**WHAT YOU HAVE TO DO**
Print exactly the lines from the first one down to the line containing "import numpy as np", both ends included, with no pictures and nothing else.

**DATASET EXCERPT**

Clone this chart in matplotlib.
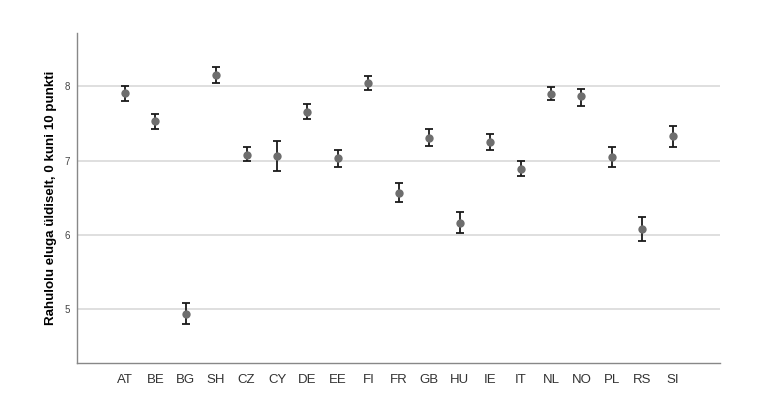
import matplotlib
matplotlib.use("Agg")
import matplotlib.pyplot as plt
import numpy as np

countries = ["AT", "BE", "BG", "SH", "CZ", "CY", "DE", "EE", "FI", "FR",
             "GB", "HU", "IE", "IT", "NL", "NO", "PL", "RS", "SI"]
means = [7.91, 7.53, 4.94, 8.15, 7.08, 7.06, 7.66, 7.03, 8.04, 6.57,
         7.31, 6.16, 7.25, 6.89, 7.90, 7.87, 7.05, 6.08, 7.33]
ci_low = [7.81, 7.43, 4.80, 8.05, 6.99, 6.86, 7.56, 6.91, 7.95, 6.44,
          7.20, 6.02, 7.14, 6.79, 7.82, 7.74, 6.91, 5.92, 7.19]
ci_high = [8.00, 7.63, 5.08, 8.26, 7.18, 7.26, 7.77, 7.14, 8.14, 6.70,
           7.43, 6.31, 7.36, 6.99, 7.99, 7.97, 7.18, 6.24, 7.47]
yticks = [5, 6, 7, 8]
ylabel = "Rahulolu eluga üldiselt, 0 kuni 10 punkti"

plt.rcParams['font.family'] = ['Liberation Sans', 'DejaVu Sans']

fig = plt.figure(figsize=(7.65, 4.15), dpi=100)
ax = fig.add_axes([0.1003, 0.1253, 0.8408, 0.7952])

x = np.arange(len(countries))
m = np.array(means)
lo = m - np.array(ci_low)
hi = np.array(ci_high) - m

ax.errorbar(x, m, yerr=[lo, hi], fmt='none', ecolor='#1a1a1a',
            elinewidth=1.3, capsize=3, capthick=1.3, zorder=3)
ax.plot(x, m, 'o', color='#6e6e6e', markersize=6, zorder=4,
        markeredgewidth=0)

ax.set_xlim(-1.58, len(countries) - 1 + 1.55)
ax.set_ylim(4.276, 8.72)
ax.set_yticks(yticks)
ax.set_yticklabels([str(t) for t in yticks], fontsize=7, color='#444444')
ax.set_xticks(x)
ax.set_xticklabels(countries, fontsize=9.5, color='#333333')
ax.tick_params(axis='both', length=0)
ax.tick_params(axis='x', pad=8)
ax.tick_params(axis='y', pad=5)
ax.yaxis.grid(True, color='#d9d9d9', linewidth=1.2)
ax.set_axisbelow(True)

for s in ['top', 'right']:
    ax.spines[s].set_visible(False)
for s in ['left', 'bottom']:
    ax.spines[s].set_color('#888888')
    ax.spines[s].set_linewidth(1.0)

ax.set_ylabel(ylabel, fontsize=9.6, fontweight='bold', color='black', labelpad=5)

fig.savefig("out.png", dpi=100, facecolor='white')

**EXERCISE SOLUTION**
Clone this chart in matplotlib.
import matplotlib
matplotlib.use("Agg")
import matplotlib.pyplot as plt
import numpy as np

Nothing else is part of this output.